By Sami Zaptia.
London, 25 November 2020:
Led by Faraj Bumtari, the joint Minister of Finance and Minister of Economy, the General Assembly of the Libyan Foreign Bank (LFB) held what it referred to as a preliminary meeting during which agreement was reached on the criteria and controls needed to select the members of the bank’s board of directors.
The meeting comes on the back of Decree No. 13-14/2020 by the internationally recognized Libyan government led by Faiez Serraj based in Tripoli.
The controversial decree used a Qaddafi-era law that allows the government to sack and choose the LFB’s board of directors. This it did earlier this month, overruling the Tripoli Central Bank of Libya’s (CBL) choice of LFB new chairman.
The CBL has a different reading of Libyan law and perceives that all appointments of its subsidiaries are made by it.
Analysis
The move and consequences of the decision of the Tripoli Libyan government’s decision to interfere in the appointment of the LFB’s new board and chairman must be seen through the prism of the larger power struggle between the Tripoli CBL and the Tripoli government and the National Oil Corporation.

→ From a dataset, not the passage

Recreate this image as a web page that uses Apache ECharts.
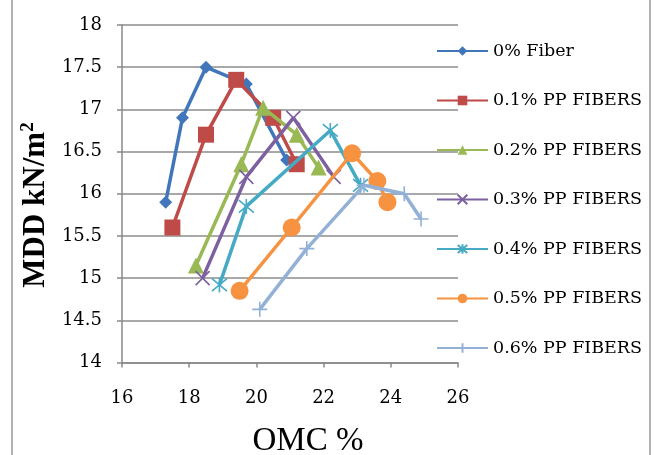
<!DOCTYPE html>
<html>
<head>
<meta charset="utf-8">
<script src="https://cdn.jsdelivr.net/npm/echarts@6/dist/echarts.min.js"></script>
<style>html,body{margin:0;padding:0;background:#fff}#c{width:657px;height:455px}</style>
</head>
<body>
<div id="c"></div>
<script>
const seriesNames = ['0% Fiber', '0.1% PP FIBERS', '0.2% PP FIBERS', '0.3% PP FIBERS', '0.4% PP FIBERS', '0.5% PP FIBERS', '0.6% PP FIBERS'];
const omc0 = [17.3, 17.8, 18.5, 19.7, 20.9];
const mdd0 = [15.9, 16.9, 17.5, 17.3, 16.4];
const omc1 = [17.5, 18.5, 19.4, 20.5, 21.2];
const mdd1 = [15.6, 16.7, 17.35, 16.9, 16.35];
const omc2 = [18.2, 19.55, 20.2, 21.2, 21.85];
const mdd2 = [15.15, 16.35, 17.02, 16.7, 16.31];
const omc3 = [18.4, 19.7, 21.1, 22.3];
const mdd3 = [15.0, 16.2, 16.9, 16.2];
const omc4 = [18.9, 19.7, 22.2, 23.1];
const mdd4 = [14.92, 15.85, 16.75, 16.1];
const omc5 = [19.5, 21.05, 22.85, 23.6, 23.9];
const mdd5 = [14.85, 15.6, 16.48, 16.15, 15.9];
const omc6 = [20.1, 21.5, 23.2, 24.4, 24.9];
const mdd6 = [14.63, 15.35, 16.1, 16.0, 15.7];
const xTicks = [16, 18, 20, 22, 24, 26];
const yTicks = [14, 14.5, 15, 15.5, 16, 16.5, 17, 17.5, 18];

const omcs = [omc0, omc1, omc2, omc3, omc4, omc5, omc6];
const mdds = [mdd0, mdd1, mdd2, mdd3, mdd4, mdd5, mdd6];
const colors = ['#4177BA', '#BE4B48', '#98B954', '#7D60A0', '#46AAC5', '#F69240', '#93B1D6'];
const symbols = ['diamond', 'rect', 'triangle',
  'path://M0,0L10,10M10,0L0,10',
  'path://M0,0L10,10M10,0L0,10M5,-1L5,11',
  'circle',
  'path://M5,0L5,10M0,5L10,5'];
const sizes = [13, 16, 16, 14, 15, 18, 15];
const strokeSym = [false, false, false, true, true, false, true];

const series = seriesNames.map((n, i) => ({
  name: n,
  type: 'line',
  data: omcs[i].map((x, j) => [x, mdds[i][j]]),
  symbol: symbols[i],
  symbolSize: sizes[i],
  showAllSymbol: true,
  lineStyle: { color: colors[i], width: 3.5 },
  itemStyle: strokeSym[i]
    ? { color: colors[i], borderColor: colors[i], borderWidth: 1.6 }
    : { color: colors[i], borderWidth: 0 },
  emphasis: { disabled: true },
  animation: false,
  z: 2 + i
}));

const chart = echarts.init(document.getElementById('c'));
chart.setOption({
  backgroundColor: '#fff',
  animation: false,
  grid: { left: 122, right: 199, top: 25, bottom: 92.5, containLabel: false },
  xAxis: {
    type: 'value', min: xTicks[0], max: xTicks[xTicks.length - 1], interval: 2,
    axisLine: { show: true, lineStyle: { color: '#888', width: 1.5 } },
    axisTick: { show: true, inside: false, length: 5, lineStyle: { color: '#888', width: 1.5 } },
    splitLine: { show: false },
    axisLabel: { margin: 27, color: '#000', fontFamily: 'DejaVu Serif', fontSize: 18 }
  },
  yAxis: {
    type: 'value', min: yTicks[0], max: yTicks[yTicks.length - 1], interval: 0.5,
    axisLine: { show: true, lineStyle: { color: '#888', width: 1.5 } },
    axisTick: { show: true, inside: false, length: 5, lineStyle: { color: '#888', width: 1.5 } },
    splitLine: { show: true, lineStyle: { color: '#8c8c8c', width: 1.5 } },
    axisLabel: { margin: 20, color: '#000', fontFamily: 'DejaVu Serif', fontSize: 18 }
  },
  legend: {
    orient: 'vertical', left: 431, top: 37,
    itemWidth: 51, itemHeight: 12, itemGap: 31.5,
    textStyle: { fontFamily: 'DejaVu Serif', fontSize: 17.5, color: '#000', lineHeight: 16 },
    data: seriesNames
  },
  graphic: [
    { type: 'rect', shape: { x: 12, y: -5, width: 638, height: 470 }, style: { fill: 'none', stroke: '#999', lineWidth: 1.5 }, silent: true, z: -1 },
    { type: 'text', x: 308, y: 441, style: { text: 'OMC %', fontFamily: 'Liberation Serif', fontSize: 33, fill: '#000', align: 'center', verticalAlign: 'middle' } },
    { type: 'text', x: 36, y: 205, rotation: Math.PI / 2,
      style: { text: 'MDD kN/m{s|2}', fontFamily: 'Liberation Serif', fontWeight: 'bold', fontSize: 31, fill: '#000', align: 'center', verticalAlign: 'middle',
        rich: { s: { fontFamily: 'Liberation Serif', fontWeight: 'bold', fontSize: 19, verticalAlign: 'top', fill: '#000', padding: [0, 0, 15, 0] } } } }
  ],
  series: series
});
</script>
</body>
</html>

The move has larger consequences on the attempted peace plan between western and eastern Libya.
West-East peace deal v better transparency distribution
As part of the bigger political deal to achieve peace between west and east Libya, Khalifa Hafter and his aligned forces agreed to allow Libya’s oil production and exports to resume from the eastern oilfields – in return for better transparency of how Libya’s oil money is spent and a more equitable distribution of this money between the three historic Libyan regions of west (Tripolitania), east (Cyrenaica) and south (Fezzan).
This political deal, not sanctioned by the Tripoli CBL, entailed that as of the resumption of oil exports, new oil revenues must be held in suspense in the LFB until a political deal on the fairer distribution of this money is agreed. All Libya’s oil revenues are paid into its LFB.
The National Oil Corporation (NOC), very keen to restart oil production and save its corroding infrastructure and deteriorating oil wells, was fully onboard with the agreement. It was prepared to hold oil revenues in its LFB account and not transfer them within the usual 72 hours into the CBL controlled account.
The CBL, however, has objected to handing over control of oil money to the NOC, in what it sees as going beyond the NOC’s technocratic remit, and objected to the idea of playing a redistribution of wealth role.
The CBL had clashed with the LFB top leadership anyway, which is under investigation for corruption.
Hence, by taking control of the leadership of the LFB, the Serraj government and its ally the NOC were taking political control of Libya’s oil revenues – control which they have been in a power struggle over with the CBL since taking office.
In short, by wrestling control of the LFB away from the Tripoli CBL the Tripoli government is ensuring that the peace deal with eastern Libya is not derailed.